# Finding all subgroups of Direct product of groups [duplicate]

I'm having a hard time finding when I left a subgroup out. For example, lets take $G=\mathbb{Z}_2 \times \mathbb{Z}_4.$

Subgroups:

$s_1:$$\langle(0,0)\rangle s_2:$$\langle(0,1)\rangle=\{(0,0),(0,1),(0,2),(0,3)\}$

$s_3:$$\langle(0,2)\rangle=\{(0,0),(0,2)\} s_4:$$\langle(0,3)\rangle=\{(0,0),(0,3),(0,2),(0,1)\}=s_2$

$s_5:$$\langle(1,0)\rangle=\{(0,0),(1,0)\} s_6:$$\langle(1,1)\rangle=\{(0,0),(1,1),(0,2),(1,3)\}$

$s_7:$$\langle(1,2)\rangle=\{(0,0),(1,2)\} s_8:$$\langle(1,3)\rangle=\{(0,0),(1,3),(0,2),(1,1)\}=s_6$

By looking at this I'd say all the subgroups are here, but for this $G$ there is also the subgroup $\mathbb{Z}_2 \times 2\mathbb{Z}_4$. How should I know that?

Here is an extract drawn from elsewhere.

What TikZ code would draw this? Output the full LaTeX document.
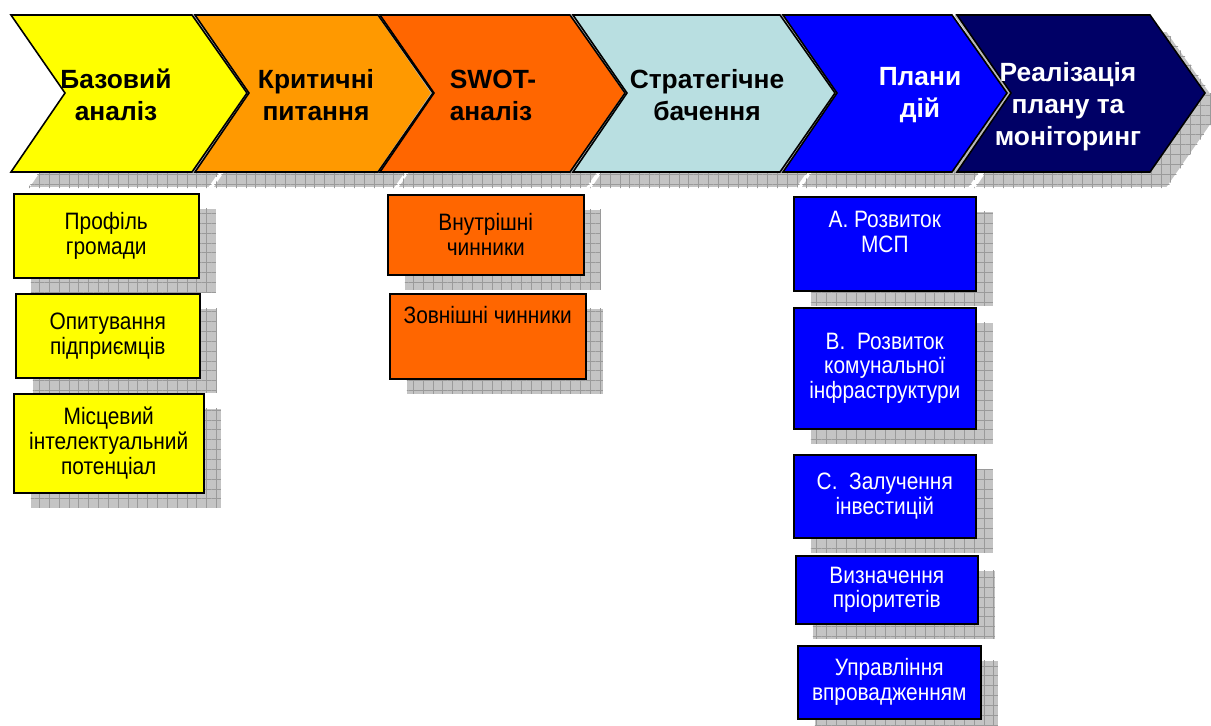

If I take some other examples like $\mathbb{Z}_3 \times \mathbb{Z}_4$ or $\mathbb{Z}_3 \times \mathbb{Z}_3$, the type of "list" I made is enough to determinate all the subgroups.

## marked as duplicate by Stefan4024, Jim, José Carlos Santos, Antonios-Alexandros Robotis, LeucippusOct 8 '17 at 0:52

$\mathbb{Z}_2 \times \mathbb{Z}_4$ isn't a cyclic group, so there's no reason to expect that all subgroups will be cyclic.
The reason why this method works for $\mathbb{Z}_3 \times \mathbb{Z}_4$ is that it's cyclic, as $\mathbb{Z}_3 \times \mathbb{Z}_4 \cong \mathbb{Z}_{12}$. Why it works for $\mathbb{Z}_3 \times \mathbb{Z}_3$ is because $\mathbb{Z}_3$ is a cyclic simple group.
Goursat's lemma gives a complete classification of the subgroups of $G_1 \times G_2$, where $G_1$ and $G_2$ are arbitrary groups. One statement (a corollary of what's stated in the link, with different notation) is that every subgroup has the form $\{(g_1, g_2): g_1 \in H_1, g_2 \in H_2, \varphi_1(g_1) = \varphi_2(g_2)\}$, where $H_i \leq G_i$ are subgroups and $\varphi_i: H_i \to K$ are surjective homomorphisms to a common quotient group $K$.
For example, your missing subgroup $\mathbb Z_2 \times 2\mathbb Z_4$ is obtained with $H_1 = \mathbb Z_2$, $H_2 = 2\mathbb Z_4$, $K =$ the trivial group, and $\varphi_i: H_i \to K$ the trivial homomorphisms.